## START

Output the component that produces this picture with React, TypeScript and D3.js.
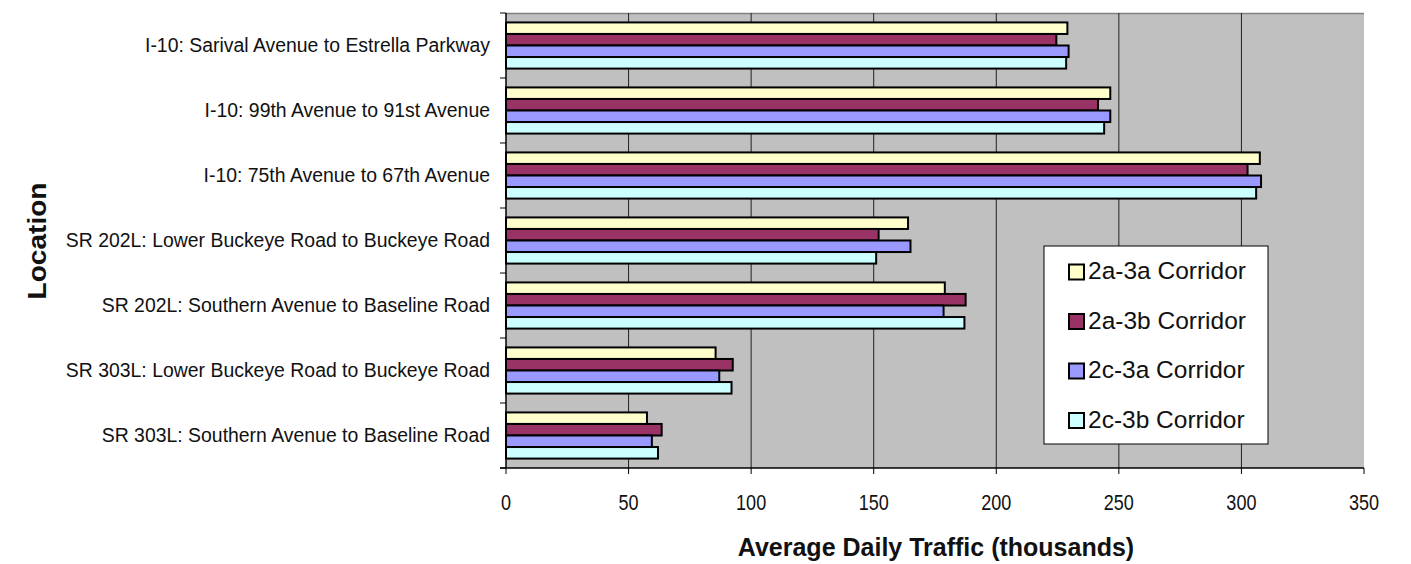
import React from "react";
import * as d3 from "d3";

const locations = [
  "I-10: Sarival Avenue to Estrella Parkway",
  "I-10: 99th Avenue to 91st Avenue",
  "I-10: 75th Avenue to 67th Avenue",
  "SR 202L: Lower Buckeye Road to Buckeye Road",
  "SR 202L: Southern Avenue to Baseline Road",
  "SR 303L: Lower Buckeye Road to Buckeye Road",
  "SR 303L: Southern Avenue to Baseline Road",
];

const seriesNames = ["2a-3a Corridor", "2a-3b Corridor", "2c-3a Corridor", "2c-3b Corridor"];
const seriesColors = ["#FFFFCC", "#993366", "#9999FF", "#CCFFFF"];

const corridor2a3a = [229, 246.5, 307.5, 164, 179, 85.5, 57.5];
const corridor2a3b = [224.5, 241.5, 302.5, 152, 187.5, 92.5, 63.5];
const corridor2c3a = [229.5, 246.5, 308, 165, 178.5, 87, 59.5];
const corridor2c3b = [228.5, 244, 306, 151, 187, 92, 62];

const xTicks = [0, 50, 100, 150, 200, 250, 300, 350];

const W = 1411;
const H = 564;
const plot = { left: 506, right: 1364, top: 13, bottom: 468 };

// horizontally squeeze a text element around its anchor x
const squeeze = (ax: number, s: number) => `translate(${ax},0) scale(${s},1) translate(${-ax},0)`;

export default function App() {
  const seriesValues = [corridor2a3a, corridor2a3b, corridor2c3a, corridor2c3b];

  const x = d3.scaleLinear().domain([0, 350]).range([plot.left, plot.right]);
  const y = d3
    .scaleBand<string>()
    .domain(locations)
    .range([plot.top, plot.bottom])
    .paddingInner(0.29)
    .paddingOuter(0.145);
  const inner = d3
    .scaleBand<string>()
    .domain(seriesNames)
    .range([0, y.bandwidth()]);

  const step = y.step();
  const boundaries = d3.range(locations.length + 1).map((i) => plot.top + i * step);

  const font = "Arial, 'Liberation Sans', sans-serif";

  return (
    <svg width={W} height={H} style={{ position: "absolute", left: 0, top: 0, background: "#fff" }}>
      <rect x={0} y={0} width={W} height={H} fill="#fff" />
      {/* plot area */}
      <rect
        x={plot.left}
        y={plot.top}
        width={plot.right - plot.left}
        height={plot.bottom - plot.top}
        fill="#C0C0C0"
      />
      <line x1={plot.left} x2={plot.right} y1={plot.top + 0.5} y2={plot.top + 0.5} stroke="#808080" strokeWidth={1.5} />
      {/* vertical gridlines */}
      {xTicks.slice(1, -1).map((t) => (
        <line
          key={"g" + t}
          x1={x(t)}
          x2={x(t)}
          y1={plot.top}
          y2={plot.bottom}
          stroke="#222"
          strokeWidth={1}
        />
      ))}
      {/* bars */}
      {locations.map((loc, i) => (
        <g key={loc}>
          {seriesNames.map((s, j) => (
            <rect
              key={s}
              x={x(0)}
              y={(y(loc) as number) + (inner(s) as number)}
              width={x(seriesValues[j][i]) - x(0)}
              height={inner.bandwidth()}
              fill={seriesColors[j]}
              stroke="#000"
              strokeWidth={2}
            />
          ))}
        </g>
      ))}
      {/* axes */}
      <line x1={plot.left} x2={plot.left} y1={plot.top} y2={plot.bottom} stroke="#000" strokeWidth={1.5} />
      <line x1={plot.left - 6} x2={plot.right} y1={plot.bottom} y2={plot.bottom} stroke="#000" strokeWidth={1.5} />
      {boundaries.map((b, i) => (
        <line key={"yt" + i} x1={plot.left - 6} x2={plot.left} y1={b} y2={b} stroke="#000" strokeWidth={1} />
      ))}
      {xTicks.map((t) => (
        <line key={"xt" + t} x1={x(t)} x2={x(t)} y1={plot.bottom} y2={plot.bottom + 6} stroke="#000" strokeWidth={1} />
      ))}
      {xTicks.map((t) => (
        <text
          key={"xl" + t}
          x={x(t)}
          y={504}
          textAnchor="middle"
          dominantBaseline="middle"
          fontFamily={font}
          fontSize={22}
          fill="#111"
          transform={squeeze(x(t), 0.82)}
        >
          {t}
        </text>
      ))}
      {locations.map((loc) => {
        const cy = (y(loc) as number) + y.bandwidth() / 2;
        return (
          <text
            key={"yl" + loc}
            x={490}
            y={cy + 1}
            textAnchor="end"
            dominantBaseline="middle"
            fontFamily={font}
            fontSize={21}
            fill="#111"
            transform={squeeze(490, 0.925)}
          >
            {loc}
          </text>
        );
      })}
      {/* axis titles */}
      <text
        x={936}
        y={549}
        textAnchor="middle"
        dominantBaseline="middle"
        fontFamily={font}
        fontWeight="bold"
        fontSize={25}
        fill="#111"
      >
        Average Daily Traffic (thousands)
      </text>
      <text
        x={0}
        y={0}
        textAnchor="middle"
        dominantBaseline="middle"
        fontFamily={font}
        fontWeight="bold"
        fontSize={26}
        fill="#111"
        transform={`translate(39,241) rotate(-90) scale(1.08,1)`}
      >
        Location
      </text>
      {/* legend */}
      <rect x={1044} y={246} width={224} height={198} fill="#fff" stroke="#000" strokeWidth={1} />
      {seriesNames.map((s, j) => {
        const ly = 272 + j * 49.5;
        return (
          <g key={"lg" + s}>
            <rect x={1069} y={ly - 7.5} width={15} height={15} fill={seriesColors[j]} stroke="#000" strokeWidth={2} />
            <text
              x={1088}
              y={ly + 1}
              dominantBaseline="middle"
              fontFamily={font}
              fontSize={24.5}
              fill="#111"
            >
              {s}
            </text>
          </g>
        );
      })}
    </svg>
  );
}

## END

Exercise objective ▸ Copy every line of the data exactly as written, excluding the pictures.

Response to this task ▸
Output the component that produces this picture with React, TypeScript and D3.js.
import React from "react";
import * as d3 from "d3";

const locations = [
  "I-10: Sarival Avenue to Estrella Parkway",
  "I-10: 99th Avenue to 91st Avenue",
  "I-10: 75th Avenue to 67th Avenue",
  "SR 202L: Lower Buckeye Road to Buckeye Road",
  "SR 202L: Southern Avenue to Baseline Road",
  "SR 303L: Lower Buckeye Road to Buckeye Road",
  "SR 303L: Southern Avenue to Baseline Road",
];

const seriesNames = ["2a-3a Corridor", "2a-3b Corridor", "2c-3a Corridor", "2c-3b Corridor"];
const seriesColors = ["#FFFFCC", "#993366", "#9999FF", "#CCFFFF"];

const corridor2a3a = [229, 246.5, 307.5, 164, 179, 85.5, 57.5];
const corridor2a3b = [224.5, 241.5, 302.5, 152, 187.5, 92.5, 63.5];
const corridor2c3a = [229.5, 246.5, 308, 165, 178.5, 87, 59.5];
const corridor2c3b = [228.5, 244, 306, 151, 187, 92, 62];

const xTicks = [0, 50, 100, 150, 200, 250, 300, 350];

const W = 1411;
const H = 564;
const plot = { left: 506, right: 1364, top: 13, bottom: 468 };

// horizontally squeeze a text element around its anchor x
const squeeze = (ax: number, s: number) => `translate(${ax},0) scale(${s},1) translate(${-ax},0)`;

export default function App() {
  const seriesValues = [corridor2a3a, corridor2a3b, corridor2c3a, corridor2c3b];

  const x = d3.scaleLinear().domain([0, 350]).range([plot.left, plot.right]);
  const y = d3
    .scaleBand<string>()
    .domain(locations)
    .range([plot.top, plot.bottom])
    .paddingInner(0.29)
    .paddingOuter(0.145);
  const inner = d3
    .scaleBand<string>()
    .domain(seriesNames)
    .range([0, y.bandwidth()]);

  const step = y.step();
  const boundaries = d3.range(locations.length + 1).map((i) => plot.top + i * step);

  const font = "Arial, 'Liberation Sans', sans-serif";

  return (
    <svg width={W} height={H} style={{ position: "absolute", left: 0, top: 0, background: "#fff" }}>
      <rect x={0} y={0} width={W} height={H} fill="#fff" />
      {/* plot area */}
      <rect
        x={plot.left}
        y={plot.top}
        width={plot.right - plot.left}
        height={plot.bottom - plot.top}
        fill="#C0C0C0"
      />
      <line x1={plot.left} x2={plot.right} y1={plot.top + 0.5} y2={plot.top + 0.5} stroke="#808080" strokeWidth={1.5} />
      {/* vertical gridlines */}
      {xTicks.slice(1, -1).map((t) => (
        <line
          key={"g" + t}
          x1={x(t)}
          x2={x(t)}
          y1={plot.top}
          y2={plot.bottom}
          stroke="#222"
          strokeWidth={1}
        />
      ))}
      {/* bars */}
      {locations.map((loc, i) => (
        <g key={loc}>
          {seriesNames.map((s, j) => (
            <rect
              key={s}
              x={x(0)}
              y={(y(loc) as number) + (inner(s) as number)}
              width={x(seriesValues[j][i]) - x(0)}
              height={inner.bandwidth()}
              fill={seriesColors[j]}
              stroke="#000"
              strokeWidth={2}
            />
          ))}
        </g>
      ))}
      {/* axes */}
      <line x1={plot.left} x2={plot.left} y1={plot.top} y2={plot.bottom} stroke="#000" strokeWidth={1.5} />
      <line x1={plot.left - 6} x2={plot.right} y1={plot.bottom} y2={plot.bottom} stroke="#000" strokeWidth={1.5} />
      {boundaries.map((b, i) => (
        <line key={"yt" + i} x1={plot.left - 6} x2={plot.left} y1={b} y2={b} stroke="#000" strokeWidth={1} />
      ))}
      {xTicks.map((t) => (
        <line key={"xt" + t} x1={x(t)} x2={x(t)} y1={plot.bottom} y2={plot.bottom + 6} stroke="#000" strokeWidth={1} />
      ))}
      {xTicks.map((t) => (
        <text
          key={"xl" + t}
          x={x(t)}
          y={504}
          textAnchor="middle"
          dominantBaseline="middle"
          fontFamily={font}
          fontSize={22}
          fill="#111"
          transform={squeeze(x(t), 0.82)}
        >
          {t}
        </text>
      ))}
      {locations.map((loc) => {
        const cy = (y(loc) as number) + y.bandwidth() / 2;
        return (
          <text
            key={"yl" + loc}
            x={490}
            y={cy + 1}
            textAnchor="end"
            dominantBaseline="middle"
            fontFamily={font}
            fontSize={21}
            fill="#111"
            transform={squeeze(490, 0.925)}
          >
            {loc}
          </text>
        );
      })}
      {/* axis titles */}
      <text
        x={936}
        y={549}
        textAnchor="middle"
        dominantBaseline="middle"
        fontFamily={font}
        fontWeight="bold"
        fontSize={25}
        fill="#111"
      >
        Average Daily Traffic (thousands)
      </text>
      <text
        x={0}
        y={0}
        textAnchor="middle"
        dominantBaseline="middle"
        fontFamily={font}
        fontWeight="bold"
        fontSize={26}
        fill="#111"
        transform={`translate(39,241) rotate(-90) scale(1.08,1)`}
      >
        Location
      </text>
      {/* legend */}
      <rect x={1044} y={246} width={224} height={198} fill="#fff" stroke="#000" strokeWidth={1} />
      {seriesNames.map((s, j) => {
        const ly = 272 + j * 49.5;
        return (
          <g key={"lg" + s}>
            <rect x={1069} y={ly - 7.5} width={15} height={15} fill={seriesColors[j]} stroke="#000" strokeWidth={2} />
            <text
              x={1088}
              y={ly + 1}
              dominantBaseline="middle"
              fontFamily={font}
              fontSize={24.5}
              fill="#111"
            >
              {s}
            </text>
          </g>
        );
      })}
    </svg>
  );
}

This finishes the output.